Although restrictions have started to ease, the impact of the coronavirus has hit the residential rental market hard and rents have already fallen by around 5% – 10%. But what areas are hardest hit, how far will they fall and how long will it take before they climb back up?
It is not just people losing their job or business income that has created the fall in rents. There has been a sharp spike in the supply of available apartments for rent from the follow areas.
1. Short stay apartments now being offered on the longer term rental market.
2. Hotels like Fraser Place Melbourne offering hotel rooms for longer term rental.
3. HomePooling – where several households are moving in together freeing up more apartments for lease.
… and then a drop in demand from new occupiers because
1. Tourism and events and travel have completely stopped.
2. Tertiary education and especially foreign students coming to Australia is on hold.
3. People including existing tenants are unwilling or unable to move homes.
4. Open for inspections
Consequently, areas that have a lot of short stay apartments and university students such as CBD’s and holiday locations have been the hardest hit. According to SQM research Melbourne CBD vacancy hit 7.6% and Southbank 13% with the exodus of tenants creating the largest one month rise in vacancy rates ever recorded.
SQM research also report that across all of Melbourne the total vacancy rate in Melbourne was 2.8% in April 2020 compared to 1.8% in April 2019 which represents about 6,000 additionally vacant homes.
At Wood Property the level of potential new tenants booking inspections has dropped from about 8 per property per day to 1 new enquiry per property every second day and tenants that are looking to move are “shopping” on price and quality. Also, existing tenants with an expired lease are negotiating a new lower rent or will move out to a cheaper or better apartment.
To understand how far will rents fall and when will they recover, we need to know how many more properties will come on to the rental market and how long the restrictions on travel, events, hospitality and education will last. Whilst we don’t know this definitively, we do know there is a natural occupancy base level. We also know groups like IMF (International Monetary Fund) have forecast Australia will see a sharp period of economic growth in 2021 similar to the size of the decline.

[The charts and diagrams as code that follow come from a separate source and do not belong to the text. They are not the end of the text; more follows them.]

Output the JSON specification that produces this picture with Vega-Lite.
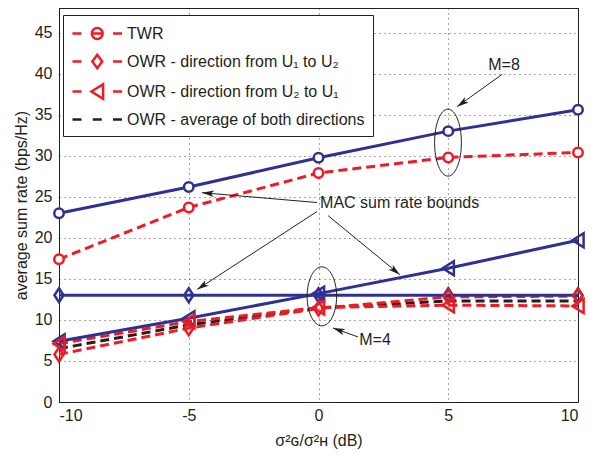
{
  "$schema": "https://vega.github.io/schema/vega-lite/v6.json",
  "width": 519,
  "height": 394,
  "autosize": {"type": "none"},
  "padding": {"left": 59, "top": 8, "right": 17, "bottom": 58},
  "background": "white",
  "config": {
    "font": "Liberation Sans",
    "view": {"stroke": "#231f20", "strokeWidth": 1},
    "axis": {
      "domainColor": "#231f20", "labelColor": "#231f20", "titleColor": "#231f20",
      "labelFont": "Liberation Sans", "titleFont": "Liberation Sans",
      "labelFontSize": 16, "titleFontSize": 16, "titleFontWeight": "normal",
      "tickSize": 0, "gridColor": "#231f20", "gridDash": [1, 4], "gridOpacity": 0.8, "gridWidth": 1,
      "labelExpr": "'' + datum.value"
    },
    "axisX": {"labelPadding": 5, "titlePadding": 9},
    "axisY": {"labelPadding": 7, "titlePadding": 5}
  },
  "datasets": {
    "series": [
      {"s": "TWR", "x": -10, "y": 17.4}, {"s": "TWR", "x": -5, "y": 23.7}, {"s": "TWR", "x": 0, "y": 27.9}, {"s": "TWR", "x": 5, "y": 29.8}, {"s": "TWR", "x": 10, "y": 30.4},
      {"s": "OWR - direction from U₁ to U₂", "x": -10, "y": 5.8}, {"s": "OWR - direction from U₁ to U₂", "x": -5, "y": 9.0}, {"s": "OWR - direction from U₁ to U₂", "x": 0, "y": 11.4}, {"s": "OWR - direction from U₁ to U₂", "x": 5, "y": 12.8}, {"s": "OWR - direction from U₁ to U₂", "x": 10, "y": 12.9},
      {"s": "OWR - direction from U₂ to U₁", "x": -10, "y": 7.1}, {"s": "OWR - direction from U₂ to U₁", "x": -5, "y": 9.8}, {"s": "OWR - direction from U₂ to U₁", "x": 0, "y": 11.5}, {"s": "OWR - direction from U₂ to U₁", "x": 5, "y": 11.8}, {"s": "OWR - direction from U₂ to U₁", "x": 10, "y": 11.7},
      {"s": "OWR - average of both directions", "x": -10, "y": 6.5}, {"s": "OWR - average of both directions", "x": -5, "y": 9.4}, {"s": "OWR - average of both directions", "x": 0, "y": 11.45}, {"s": "OWR - average of both directions", "x": 5, "y": 12.3}, {"s": "OWR - average of both directions", "x": 10, "y": 12.3},
      {"s": "MAC M=8", "x": -10, "y": 23.0}, {"s": "MAC M=8", "x": -5, "y": 26.2}, {"s": "MAC M=8", "x": 0, "y": 29.75}, {"s": "MAC M=8", "x": 5, "y": 33.0}, {"s": "MAC M=8", "x": 10, "y": 35.6},
      {"s": "MAC M=4 TWR", "x": -10, "y": 13.0}, {"s": "MAC M=4 TWR", "x": -5, "y": 13.0}, {"s": "MAC M=4 TWR", "x": 0, "y": 13.0}, {"s": "MAC M=4 TWR", "x": 5, "y": 13.0}, {"s": "MAC M=4 TWR", "x": 10, "y": 13.0},
      {"s": "MAC M=4 OWR", "x": -10, "y": 7.4}, {"s": "MAC M=4 OWR", "x": -5, "y": 10.2}, {"s": "MAC M=4 OWR", "x": 0, "y": 13.2}, {"s": "MAC M=4 OWR", "x": 5, "y": 16.3}, {"s": "MAC M=4 OWR", "x": 10, "y": 19.7}
    ],
    "arrows": [
      {"x": -0.06, "y": 24.3, "x2": -4.49, "y2": 25.5},
      {"x": -0.06, "y": 23.2, "x2": -4.68, "y2": 13.7},
      {"x": 0.37, "y": 22.7, "x2": 3.14, "y2": 15.5},
      {"x": 7.07, "y": 39.9, "x2": 5.34, "y2": 35.98},
      {"x": 1.52, "y": 7.93, "x2": 0.56, "y2": 9.02}
    ]
  },
  "encoding": {
    "x": {"field": "x", "type": "quantitative", "scale": {"domain": [-10, 10], "nice": false},
      "axis": {"values": [-10, -5, 0, 5, 10], "title": "σ²ɢ/σ²ʜ  (dB)"}},
    "y": {"field": "y", "type": "quantitative", "scale": {"domain": [0, 48], "nice": false},
      "axis": {"values": [0, 5, 10, 15, 20, 25, 30, 35, 40, 45], "title": "average sum rate (bps/Hz)"}}
  },
  "layer": [
    {
      "data": {"name": "series"},
      "transform": [{"filter": "datum.s === 'OWR - average of both directions'"}],
      "mark": {"type": "line", "color": "#231f20", "strokeWidth": 3, "strokeDash": [9, 5], "strokeCap": "butt"}
    },
    {
      "data": {"name": "series"},
      "transform": [{"filter": "datum.s === 'TWR' || datum.s === 'OWR - direction from U₁ to U₂' || datum.s === 'OWR - direction from U₂ to U₁'"}],
      "mark": {"type": "line", "color": "#ed1c24", "strokeWidth": 3, "strokeDash": [9, 5], "strokeCap": "butt"},
      "encoding": {"detail": {"field": "s"}}
    },
    {
      "data": {"name": "series"},
      "transform": [{"filter": "indexof(datum.s, 'MAC') === 0"}],
      "mark": {"type": "line", "color": "#2e3192", "strokeWidth": 3},
      "encoding": {"detail": {"field": "s"}}
    },
    {
      "data": {"name": "series"},
      "transform": [{"filter": "datum.s === 'MAC M=8'"}],
      "mark": {"type": "point", "shape": "circle", "size": 90, "filled": false, "stroke": "#2e3192", "fill": "white", "strokeWidth": 2.5, "opacity": 1}
    },
    {
      "data": {"name": "series"},
      "transform": [{"filter": "datum.s === 'MAC M=4 TWR'"}],
      "mark": {"type": "point", "shape": "M0,-1 L0.65,0 L0,1 L-0.65,0 Z", "size": 196, "filled": false, "stroke": "#2e3192", "strokeWidth": 2.5, "opacity": 1}
    },
    {
      "data": {"name": "series"},
      "transform": [{"filter": "datum.s === 'MAC M=4 OWR'"}],
      "mark": {"type": "point", "shape": "M-0.8,0 L0.8,-1 L0.8,1 Z", "size": 196, "filled": false, "stroke": "#2e3192", "strokeWidth": 2.5, "opacity": 1}
    },
    {
      "data": {"name": "series"},
      "transform": [{"filter": "datum.s === 'TWR'"}],
      "mark": {"type": "point", "shape": "circle", "size": 90, "filled": false, "stroke": "#ed1c24", "fill": "white", "strokeWidth": 2.5, "opacity": 1}
    },
    {
      "data": {"name": "series"},
      "transform": [{"filter": "datum.s === 'OWR - direction from U₁ to U₂'"}],
      "mark": {"type": "point", "shape": "M0,-1 L0.65,0 L0,1 L-0.65,0 Z", "size": 196, "filled": false, "stroke": "#ed1c24", "strokeWidth": 2.5, "opacity": 1}
    },
    {
      "data": {"name": "series"},
      "transform": [{"filter": "datum.s === 'OWR - direction from U₂ to U₁'"}],
      "mark": {"type": "point", "shape": "M-0.8,0 L0.8,-1 L0.8,1 Z", "size": 196, "filled": false, "stroke": "#ed1c24", "strokeWidth": 2.5, "opacity": 1}
    },
    {
      "data": {"name": "arrows"},
      "mark": {"type": "rule", "color": "#231f20", "strokeWidth": 1},
      "encoding": {"x2": {"field": "x2"}, "y2": {"field": "y2"}}
    },
    {
      "data": {"values": [{"x": -4.49, "y": 25.5}]},
      "mark": {"type": "point", "shape": "M0,0 L0.55,2 L0,1.5 L-0.55,2 Z", "size": 144, "filled": true, "fill": "#231f20", "strokeWidth": 0, "opacity": 1, "angle": 275}
    },
    {
      "data": {"values": [{"x": -4.68, "y": 13.7}]},
      "mark": {"type": "point", "shape": "M0,0 L0.55,2 L0,1.5 L-0.55,2 Z", "size": 144, "filled": true, "fill": "#231f20", "strokeWidth": 0, "opacity": 1, "angle": 237}
    },
    {
      "data": {"values": [{"x": 3.14, "y": 15.5}]},
      "mark": {"type": "point", "shape": "M0,0 L0.55,2 L0,1.5 L-0.55,2 Z", "size": 144, "filled": true, "fill": "#231f20", "strokeWidth": 0, "opacity": 1, "angle": 129}
    },
    {
      "data": {"values": [{"x": 5.34, "y": 35.98}]},
      "mark": {"type": "point", "shape": "M0,0 L0.55,2 L0,1.5 L-0.55,2 Z", "size": 144, "filled": true, "fill": "#231f20", "strokeWidth": 0, "opacity": 1, "angle": 235}
    },
    {
      "data": {"values": [{"x": 0.56, "y": 9.02}]},
      "mark": {"type": "point", "shape": "M0,0 L0.55,2 L0,1.5 L-0.55,2 Z", "size": 144, "filled": true, "fill": "#231f20", "strokeWidth": 0, "opacity": 1, "angle": 290}
    },
    {
      "data": {"values": [{"x": 4.99, "y": 31.6}]},
      "mark": {"type": "point", "shape": "M0,-1 A0.4,1 0 1,1 0,1 A0.4,1 0 1,1 0,-1 Z", "size": 4489, "filled": false, "stroke": "#231f20", "strokeWidth": 1, "opacity": 1}
    },
    {
      "data": {"values": [{"x": 0.13, "y": 12.87}]},
      "mark": {"type": "point", "shape": "M0,-1 A0.5,1 0 1,1 0,1 A0.5,1 0 1,1 0,-1 Z", "size": 3481, "filled": false, "stroke": "#231f20", "strokeWidth": 1, "opacity": 1}
    },
    {
      "data": {"values": [{"x": 0.06, "y": 24.3, "t": "MAC sum rate bounds"}]},
      "mark": {"type": "text", "align": "left", "baseline": "middle", "fontSize": 16, "font": "Liberation Sans", "color": "#231f20"},
      "encoding": {"text": {"field": "t"}}
    },
    {
      "data": {"values": [{"x": 7.15, "y": 41.1, "t": "M=8"}, {"x": 2.18, "y": 7.56, "t": "M=4"}]},
      "mark": {"type": "text", "align": "center", "baseline": "middle", "fontSize": 16, "font": "Liberation Sans", "color": "#231f20"},
      "encoding": {"text": {"field": "t"}}
    },
    {
      "data": {"name": "series"},
      "transform": [{"filter": "false"}],
      "mark": {"type": "point", "filled": false, "opacity": 1},
      "encoding": {
        "shape": {"field": "s", "type": "nominal",
          "scale": {"domain": ["TWR", "OWR - direction from U₁ to U₂", "OWR - direction from U₂ to U₁", "OWR - average of both directions"],
            "range": [
              "M-1,0 L0,0 M1.15,0 L2.35,0 M3.5,0 L4.5,0 M2.35,0 A0.6,0.6 0 1,1 1.15,0 A0.6,0.6 0 1,1 2.35,0",
              "M-1,0 L0,0 M3.5,0 L4.5,0 M1.75,-0.75 L2.3,0 L1.75,0.75 L1.2,0 Z",
              "M-1,0 L0,0 M3.5,0 L4.5,0 M1.1,0 L2.4,-0.8 L2.4,0.8 Z",
              "M-1,0 L0,0 M1.25,0 L2.25,0 M3.5,0 L4.5,0"
            ]},
          "legend": {"title": null, "orient": "none", "legendX": 4, "legendY": 7, "symbolSize": 324, "symbolStrokeWidth": 2.5, "symbolFillColor": "transparent",
            "labelFontSize": 16, "labelFont": "Liberation Sans", "labelColor": "#231f20", "labelOffset": 35, "padding": 8, "rowPadding": 5,
            "strokeColor": "#231f20", "fillColor": "white", "labelLimit": 400,
            "encode": {"legend": {"update": {"strokeWidth": {"value": 1.5}}}}}},
        "stroke": {"field": "s", "type": "nominal",
          "scale": {"domain": ["TWR", "OWR - direction from U₁ to U₂", "OWR - direction from U₂ to U₁", "OWR - average of both directions"],
            "range": ["#ed1c24", "#ed1c24", "#ed1c24", "#231f20"]},
          "legend": {"title": null, "orient": "none", "legendX": 4, "legendY": 7, "symbolSize": 324, "symbolStrokeWidth": 2.5, "symbolFillColor": "transparent",
            "labelFontSize": 16, "labelFont": "Liberation Sans", "labelColor": "#231f20", "labelOffset": 35, "padding": 8, "rowPadding": 5,
            "strokeColor": "#231f20", "fillColor": "white", "labelLimit": 400,
            "encode": {"legend": {"update": {"strokeWidth": {"value": 1.5}}}}}}
      }
    }
  ]
}
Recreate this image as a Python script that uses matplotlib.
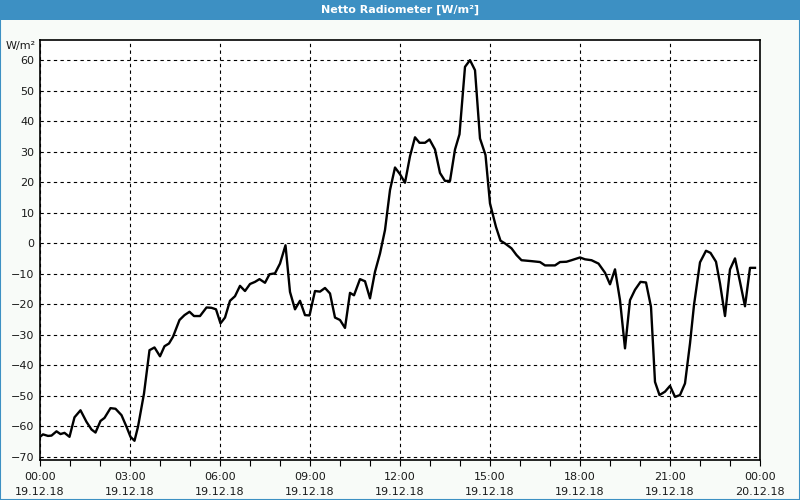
import matplotlib
matplotlib.use('Agg')
import matplotlib.pyplot as plt
from matplotlib.patches import Rectangle
from matplotlib.ticker import MultipleLocator, FixedLocator
import numpy as np

# minutes after 19.12.18 00:00
minutes = [0, 6, 16, 23, 33, 41, 49, 59, 69, 81, 93, 103, 111, 121, 129, 141, 151, 163,
           173, 181, 189, 196, 208, 219, 229, 240, 249, 258, 266, 279, 289, 299, 308, 320,
           333, 343, 352, 361, 370, 380, 390, 400, 410, 420, 430, 439, 450, 459, 470, 480,
           491, 500, 510, 520, 530, 539, 550, 560, 570, 580, 590, 600, 610, 620, 628, 640,
           650, 660, 670, 680, 690, 700, 710, 720, 730, 740, 750, 759, 770, 779, 790, 800,
           810, 820, 830, 839, 850, 860, 870, 880, 891, 900, 912, 921, 930, 943, 953, 963,
           983, 1000, 1010, 1030, 1040, 1053, 1063, 1080, 1090, 1103, 1117, 1130, 1140, 1150,
           1160, 1170, 1180, 1190, 1201, 1212, 1222, 1230, 1239, 1250, 1260, 1270, 1280, 1290,
           1300, 1308, 1320, 1332, 1341, 1352, 1360, 1370, 1380, 1390, 1400, 1410, 1420, 1430]
values = [-63.4, -62.6, -63.1, -63.0, -61.6, -62.5, -62.1, -63.4, -57.0, -54.7, -58.5, -61.0,
          -62.0, -58.2, -57.2, -54.0, -54.2, -56.3, -60.1, -63.4, -64.7, -60.1, -49.2, -35.0,
          -34.1, -37.0, -33.7, -32.8, -30.6, -25.1, -23.5, -22.4, -23.8, -23.8, -21.0, -21.1,
          -21.6, -26.2, -24.3, -18.8, -17.3, -13.9, -15.6, -13.3, -12.6, -11.7, -12.9, -10.1,
          -9.8, -6.6, -0.6, -15.9, -21.6, -18.8, -23.5, -23.6, -15.6, -15.8, -14.6, -16.4,
          -24.3, -25.1, -27.7, -16.2, -17.0, -11.7, -12.4, -18.0, -9.3, -3.3, 4.4, 17.5, 24.9,
          22.7, 19.9, 28.6, 34.8, 33.0, 33.0, 34.1, 30.8, 23.1, 20.5, 20.5, 30.8, 35.8, 57.9,
          60.1, 56.8, 34.4, 29.0, 13.1, 5.4, 0.9, 0.0, -1.6, -3.8, -5.5, -5.8, -6.1, -7.2,
          -7.2, -6.1, -6.0, -5.5, -4.6, -5.2, -5.5, -6.6, -9.6, -13.4, -8.5, -18.6, -34.4,
          -18.6, -15.2, -12.6, -12.8, -20.8, -45.4, -49.7, -48.6, -46.7, -50.3, -49.7, -45.9,
          -32.8, -20.2, -6.2, -2.4, -3.1, -6.0, -13.1, -23.8, -8.5, -4.9, -12.6, -20.6, -8.0,
          -8.0]

tick_hours = [0, 3, 6, 9, 12, 15, 18, 21, 24]
tick_labels = ['00:00\n19.12.18', '03:00\n19.12.18', '06:00\n19.12.18', '09:00\n19.12.18',
               '12:00\n19.12.18', '15:00\n19.12.18', '18:00\n19.12.18', '21:00\n19.12.18',
               '00:00\n20.12.18']
y_ticks = list(range(-70, 61, 10))

title = 'Netto Radiometer [W/m²]'
unit = 'W/m²'

blue = '#3d90c3'
txt = '#1a1a1a'

fig = plt.figure(figsize=(8, 5), dpi=100)
fig.patch.set_facecolor('#f8fbf8')

# title bar + frame
fig.patches.append(Rectangle((0, 1 - 20 / 500), 1, 20 / 500, transform=fig.transFigure,
                             facecolor=blue, edgecolor='none', zorder=0))
fig.patches.append(Rectangle((0, 0), 1, 1, transform=fig.transFigure, facecolor='none',
                             edgecolor=blue, linewidth=1.5, zorder=1))
fig.text(0.5, 1 - 10 / 500, title, color='white', fontsize=8, fontweight='bold',
         ha='center', va='center')

ax = fig.add_axes([40 / 800, 40 / 500, 720 / 800, 420 / 500])
ax.set_facecolor('white')

hours = np.array(minutes) / 60.0
ax.plot(hours, values, color='black', linewidth=1.7, zorder=3)

ax.set_xlim(0, 24)
ax.set_ylim(-71.0, 66.7)
ax.xaxis.set_major_locator(FixedLocator(tick_hours))
ax.xaxis.set_minor_locator(MultipleLocator(1))
ax.set_xticklabels(tick_labels, linespacing=1.6)
ax.set_yticks(y_ticks)
ax.grid(True, which='major', color='black', linestyle=(0, (3, 3)), linewidth=0.8)

ax.tick_params(axis='x', which='both', direction='out', length=4, width=0.8,
               labelsize=8, labelcolor=txt, pad=4.5)
ax.tick_params(axis='y', which='both', length=0, labelsize=8, labelcolor=txt, pad=4)
for s in ax.spines.values():
    s.set_linewidth(1.2)
    s.set_color('black')

fig.text(36 / 800, 1 - 46 / 500, unit, fontsize=8, color=txt, ha='right', va='center')

fig.savefig('out.png', dpi=100, facecolor=fig.get_facecolor())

As travel and hospitality resumes later this year the rental market will start to tighten, and rents will start to rise.
Underlying all this is the well document forecast housing shortage that will start to bite harder than predicted in 2021 given the further slowdown caused by Covid-19 which will retard the already light pipeline of new apartment projects.
With restrictions now starting to easy and the road map out of Covid-19 becoming clearer I think rents have already bottomed out down 10% from pre Covid-19 levels. They will stay at that level for the next 6 months (Q2 and Q3 2020) before starting to climb back and recover in the normally busy Summer rental season from Q4 2020 to Q1 2021. The hardest hit areas will stay subdued for 12 months from now and won’t start to recover until mid 2021.
It will be more commonplace for apartments to take a few more weeks than usual to find a suitable tenant. But don’t just grab the first one that comes along. It’s more important than ever to scrutinise the tenants closely to get the best one and give you greater income security for what ever the next few years have install.